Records
═══
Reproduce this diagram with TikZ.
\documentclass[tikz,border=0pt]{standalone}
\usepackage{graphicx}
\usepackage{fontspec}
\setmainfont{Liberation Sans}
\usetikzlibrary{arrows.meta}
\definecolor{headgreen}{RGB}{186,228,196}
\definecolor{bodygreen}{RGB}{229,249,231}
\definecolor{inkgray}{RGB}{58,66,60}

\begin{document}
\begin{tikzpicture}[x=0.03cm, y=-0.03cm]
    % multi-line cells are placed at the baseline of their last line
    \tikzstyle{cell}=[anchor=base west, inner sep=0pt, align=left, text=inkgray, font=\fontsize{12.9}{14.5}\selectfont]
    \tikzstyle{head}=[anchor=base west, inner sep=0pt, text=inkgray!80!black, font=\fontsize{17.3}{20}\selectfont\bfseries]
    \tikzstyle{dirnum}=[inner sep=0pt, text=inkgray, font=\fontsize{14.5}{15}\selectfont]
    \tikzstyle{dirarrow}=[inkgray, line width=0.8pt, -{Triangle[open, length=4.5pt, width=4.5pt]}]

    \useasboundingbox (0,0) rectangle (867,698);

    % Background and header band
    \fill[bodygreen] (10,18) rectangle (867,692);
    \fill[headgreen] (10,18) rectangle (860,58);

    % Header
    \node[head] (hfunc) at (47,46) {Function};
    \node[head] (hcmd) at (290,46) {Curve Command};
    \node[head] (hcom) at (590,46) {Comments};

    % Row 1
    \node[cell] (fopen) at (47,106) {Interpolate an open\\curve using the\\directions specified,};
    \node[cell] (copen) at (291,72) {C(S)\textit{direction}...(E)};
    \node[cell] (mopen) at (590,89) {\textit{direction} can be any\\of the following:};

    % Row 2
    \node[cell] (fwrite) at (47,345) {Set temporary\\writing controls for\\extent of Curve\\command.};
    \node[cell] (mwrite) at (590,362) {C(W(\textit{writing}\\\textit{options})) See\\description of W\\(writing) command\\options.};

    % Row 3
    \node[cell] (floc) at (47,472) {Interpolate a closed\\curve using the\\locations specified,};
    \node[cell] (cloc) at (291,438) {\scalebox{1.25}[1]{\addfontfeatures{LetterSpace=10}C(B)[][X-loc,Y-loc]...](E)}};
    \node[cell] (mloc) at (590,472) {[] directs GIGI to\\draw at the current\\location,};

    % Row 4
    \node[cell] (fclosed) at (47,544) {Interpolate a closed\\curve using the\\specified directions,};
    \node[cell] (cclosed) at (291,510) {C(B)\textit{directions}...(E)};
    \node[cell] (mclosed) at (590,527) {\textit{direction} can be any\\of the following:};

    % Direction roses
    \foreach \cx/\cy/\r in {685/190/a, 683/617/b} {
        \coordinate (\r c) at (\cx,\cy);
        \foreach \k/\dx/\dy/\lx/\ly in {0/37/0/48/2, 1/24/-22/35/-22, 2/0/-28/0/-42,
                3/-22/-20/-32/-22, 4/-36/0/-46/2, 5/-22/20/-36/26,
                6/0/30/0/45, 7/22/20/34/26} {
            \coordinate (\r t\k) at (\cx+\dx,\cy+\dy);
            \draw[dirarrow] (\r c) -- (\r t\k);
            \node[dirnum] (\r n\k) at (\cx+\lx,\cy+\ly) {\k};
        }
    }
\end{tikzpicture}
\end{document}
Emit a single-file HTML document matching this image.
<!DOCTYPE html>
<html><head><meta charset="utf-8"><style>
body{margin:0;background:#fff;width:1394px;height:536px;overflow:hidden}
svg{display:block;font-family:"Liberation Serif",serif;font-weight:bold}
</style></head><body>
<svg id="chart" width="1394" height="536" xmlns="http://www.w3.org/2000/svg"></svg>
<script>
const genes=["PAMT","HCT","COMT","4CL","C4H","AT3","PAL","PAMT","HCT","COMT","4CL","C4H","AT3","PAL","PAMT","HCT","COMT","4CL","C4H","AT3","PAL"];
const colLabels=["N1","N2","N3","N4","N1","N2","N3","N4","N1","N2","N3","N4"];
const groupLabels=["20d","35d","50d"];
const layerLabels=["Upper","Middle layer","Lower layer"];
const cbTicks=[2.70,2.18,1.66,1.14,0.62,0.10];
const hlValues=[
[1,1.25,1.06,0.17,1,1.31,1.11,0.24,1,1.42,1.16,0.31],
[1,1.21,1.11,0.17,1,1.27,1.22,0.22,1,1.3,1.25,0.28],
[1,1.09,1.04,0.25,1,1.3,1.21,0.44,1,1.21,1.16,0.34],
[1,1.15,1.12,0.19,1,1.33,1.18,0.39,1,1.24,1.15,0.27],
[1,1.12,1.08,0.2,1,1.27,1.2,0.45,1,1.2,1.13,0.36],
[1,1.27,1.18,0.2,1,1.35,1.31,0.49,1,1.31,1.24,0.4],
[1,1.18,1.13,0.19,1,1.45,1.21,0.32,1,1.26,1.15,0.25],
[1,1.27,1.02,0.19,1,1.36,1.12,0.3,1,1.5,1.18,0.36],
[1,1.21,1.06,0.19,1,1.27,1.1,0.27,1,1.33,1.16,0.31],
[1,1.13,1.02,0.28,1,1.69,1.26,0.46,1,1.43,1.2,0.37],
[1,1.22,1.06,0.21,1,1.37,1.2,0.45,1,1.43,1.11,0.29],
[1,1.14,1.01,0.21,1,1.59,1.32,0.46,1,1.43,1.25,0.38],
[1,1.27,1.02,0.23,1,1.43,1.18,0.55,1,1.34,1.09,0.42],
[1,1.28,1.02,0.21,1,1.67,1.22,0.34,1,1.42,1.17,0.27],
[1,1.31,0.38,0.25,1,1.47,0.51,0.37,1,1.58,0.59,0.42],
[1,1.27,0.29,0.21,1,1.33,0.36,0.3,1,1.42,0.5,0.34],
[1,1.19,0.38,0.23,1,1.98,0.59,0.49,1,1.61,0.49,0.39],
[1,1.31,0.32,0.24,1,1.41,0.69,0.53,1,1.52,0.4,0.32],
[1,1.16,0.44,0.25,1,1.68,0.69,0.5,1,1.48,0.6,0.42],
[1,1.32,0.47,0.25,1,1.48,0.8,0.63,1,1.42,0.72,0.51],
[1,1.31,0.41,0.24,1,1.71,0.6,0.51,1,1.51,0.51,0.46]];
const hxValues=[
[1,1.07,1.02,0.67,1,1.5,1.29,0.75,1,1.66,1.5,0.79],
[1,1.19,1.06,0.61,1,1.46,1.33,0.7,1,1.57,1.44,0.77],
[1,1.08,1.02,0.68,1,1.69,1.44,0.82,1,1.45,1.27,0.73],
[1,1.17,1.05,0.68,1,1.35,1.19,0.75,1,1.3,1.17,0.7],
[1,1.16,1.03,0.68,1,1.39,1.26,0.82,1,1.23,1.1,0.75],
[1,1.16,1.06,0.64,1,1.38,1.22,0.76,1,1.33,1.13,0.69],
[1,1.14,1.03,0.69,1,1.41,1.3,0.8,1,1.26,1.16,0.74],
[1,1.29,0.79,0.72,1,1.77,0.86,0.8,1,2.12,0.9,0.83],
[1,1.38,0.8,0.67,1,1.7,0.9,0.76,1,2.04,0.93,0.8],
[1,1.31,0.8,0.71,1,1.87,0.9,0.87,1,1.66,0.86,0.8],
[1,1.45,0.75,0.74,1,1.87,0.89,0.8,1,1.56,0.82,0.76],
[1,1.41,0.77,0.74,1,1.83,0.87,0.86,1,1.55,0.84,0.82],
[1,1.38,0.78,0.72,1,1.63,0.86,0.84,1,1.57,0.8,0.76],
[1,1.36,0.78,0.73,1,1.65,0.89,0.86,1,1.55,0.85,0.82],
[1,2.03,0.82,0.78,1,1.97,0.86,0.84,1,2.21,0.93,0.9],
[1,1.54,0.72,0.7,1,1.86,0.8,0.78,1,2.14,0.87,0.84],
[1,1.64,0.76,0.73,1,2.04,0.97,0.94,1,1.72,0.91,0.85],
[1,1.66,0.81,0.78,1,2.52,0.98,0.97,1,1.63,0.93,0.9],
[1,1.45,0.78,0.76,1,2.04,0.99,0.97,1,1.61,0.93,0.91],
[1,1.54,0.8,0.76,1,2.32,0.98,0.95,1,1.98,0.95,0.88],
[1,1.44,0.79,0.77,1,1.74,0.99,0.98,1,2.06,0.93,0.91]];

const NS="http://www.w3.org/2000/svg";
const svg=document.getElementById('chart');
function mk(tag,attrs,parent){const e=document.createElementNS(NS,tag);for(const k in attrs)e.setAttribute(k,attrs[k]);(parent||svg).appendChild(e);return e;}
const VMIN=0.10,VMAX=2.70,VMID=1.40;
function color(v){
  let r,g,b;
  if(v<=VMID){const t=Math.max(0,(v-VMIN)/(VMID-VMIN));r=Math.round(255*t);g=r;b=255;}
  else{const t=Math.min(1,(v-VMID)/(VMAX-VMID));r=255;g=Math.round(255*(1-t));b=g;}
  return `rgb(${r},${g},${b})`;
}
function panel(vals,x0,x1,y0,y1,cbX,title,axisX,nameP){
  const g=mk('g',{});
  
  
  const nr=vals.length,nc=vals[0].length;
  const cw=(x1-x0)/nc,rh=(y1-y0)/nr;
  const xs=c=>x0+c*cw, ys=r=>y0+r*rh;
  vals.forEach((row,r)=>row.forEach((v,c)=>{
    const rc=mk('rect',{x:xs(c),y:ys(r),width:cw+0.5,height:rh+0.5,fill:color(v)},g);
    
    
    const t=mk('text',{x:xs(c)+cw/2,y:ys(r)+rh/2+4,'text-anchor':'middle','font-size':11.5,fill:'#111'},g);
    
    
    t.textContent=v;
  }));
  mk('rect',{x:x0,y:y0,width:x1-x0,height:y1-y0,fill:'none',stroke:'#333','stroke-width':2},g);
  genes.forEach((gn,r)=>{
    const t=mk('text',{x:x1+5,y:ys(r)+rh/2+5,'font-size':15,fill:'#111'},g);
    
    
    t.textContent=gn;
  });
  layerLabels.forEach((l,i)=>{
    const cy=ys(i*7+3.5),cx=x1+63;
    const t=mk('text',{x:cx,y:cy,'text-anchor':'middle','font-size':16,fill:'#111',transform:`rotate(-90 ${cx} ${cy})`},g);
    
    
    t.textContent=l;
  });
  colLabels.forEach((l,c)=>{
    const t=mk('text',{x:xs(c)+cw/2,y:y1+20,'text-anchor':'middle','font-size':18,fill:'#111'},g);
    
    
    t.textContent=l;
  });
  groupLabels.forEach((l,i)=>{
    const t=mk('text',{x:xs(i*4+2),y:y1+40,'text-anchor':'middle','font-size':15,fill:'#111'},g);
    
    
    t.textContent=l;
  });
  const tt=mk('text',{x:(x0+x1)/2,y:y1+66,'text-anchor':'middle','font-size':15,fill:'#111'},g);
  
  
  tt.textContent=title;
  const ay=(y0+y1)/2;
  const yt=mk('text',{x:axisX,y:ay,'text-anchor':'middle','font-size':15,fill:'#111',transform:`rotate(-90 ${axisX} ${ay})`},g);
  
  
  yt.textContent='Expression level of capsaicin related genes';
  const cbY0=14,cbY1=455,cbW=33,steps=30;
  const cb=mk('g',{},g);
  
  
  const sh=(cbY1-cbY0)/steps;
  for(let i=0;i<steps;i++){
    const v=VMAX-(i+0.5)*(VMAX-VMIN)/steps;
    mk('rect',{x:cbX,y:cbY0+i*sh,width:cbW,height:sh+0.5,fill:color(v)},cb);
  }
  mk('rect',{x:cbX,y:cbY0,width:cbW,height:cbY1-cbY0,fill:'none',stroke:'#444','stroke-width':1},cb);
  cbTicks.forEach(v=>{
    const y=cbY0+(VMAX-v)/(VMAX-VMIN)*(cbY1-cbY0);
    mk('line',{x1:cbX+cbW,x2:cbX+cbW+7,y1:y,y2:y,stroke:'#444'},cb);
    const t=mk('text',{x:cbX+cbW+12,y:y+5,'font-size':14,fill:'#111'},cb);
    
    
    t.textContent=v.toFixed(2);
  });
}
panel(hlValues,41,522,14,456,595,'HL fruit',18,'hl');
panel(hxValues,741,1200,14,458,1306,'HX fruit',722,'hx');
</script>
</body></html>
═══
_Given task_:
Extract the lines above, from the first one through the one containing "(0,0) rectangle (867,698);", and return only those, unchanged.

_Response to the exercise_:
Reproduce this diagram with TikZ.
\documentclass[tikz,border=0pt]{standalone}
\usepackage{graphicx}
\usepackage{fontspec}
\setmainfont{Liberation Sans}
\usetikzlibrary{arrows.meta}
\definecolor{headgreen}{RGB}{186,228,196}
\definecolor{bodygreen}{RGB}{229,249,231}
\definecolor{inkgray}{RGB}{58,66,60}

\begin{document}
\begin{tikzpicture}[x=0.03cm, y=-0.03cm]
    % multi-line cells are placed at the baseline of their last line
    \tikzstyle{cell}=[anchor=base west, inner sep=0pt, align=left, text=inkgray, font=\fontsize{12.9}{14.5}\selectfont]
    \tikzstyle{head}=[anchor=base west, inner sep=0pt, text=inkgray!80!black, font=\fontsize{17.3}{20}\selectfont\bfseries]
    \tikzstyle{dirnum}=[inner sep=0pt, text=inkgray, font=\fontsize{14.5}{15}\selectfont]
    \tikzstyle{dirarrow}=[inkgray, line width=0.8pt, -{Triangle[open, length=4.5pt, width=4.5pt]}]

    \useasboundingbox (0,0) rectangle (867,698);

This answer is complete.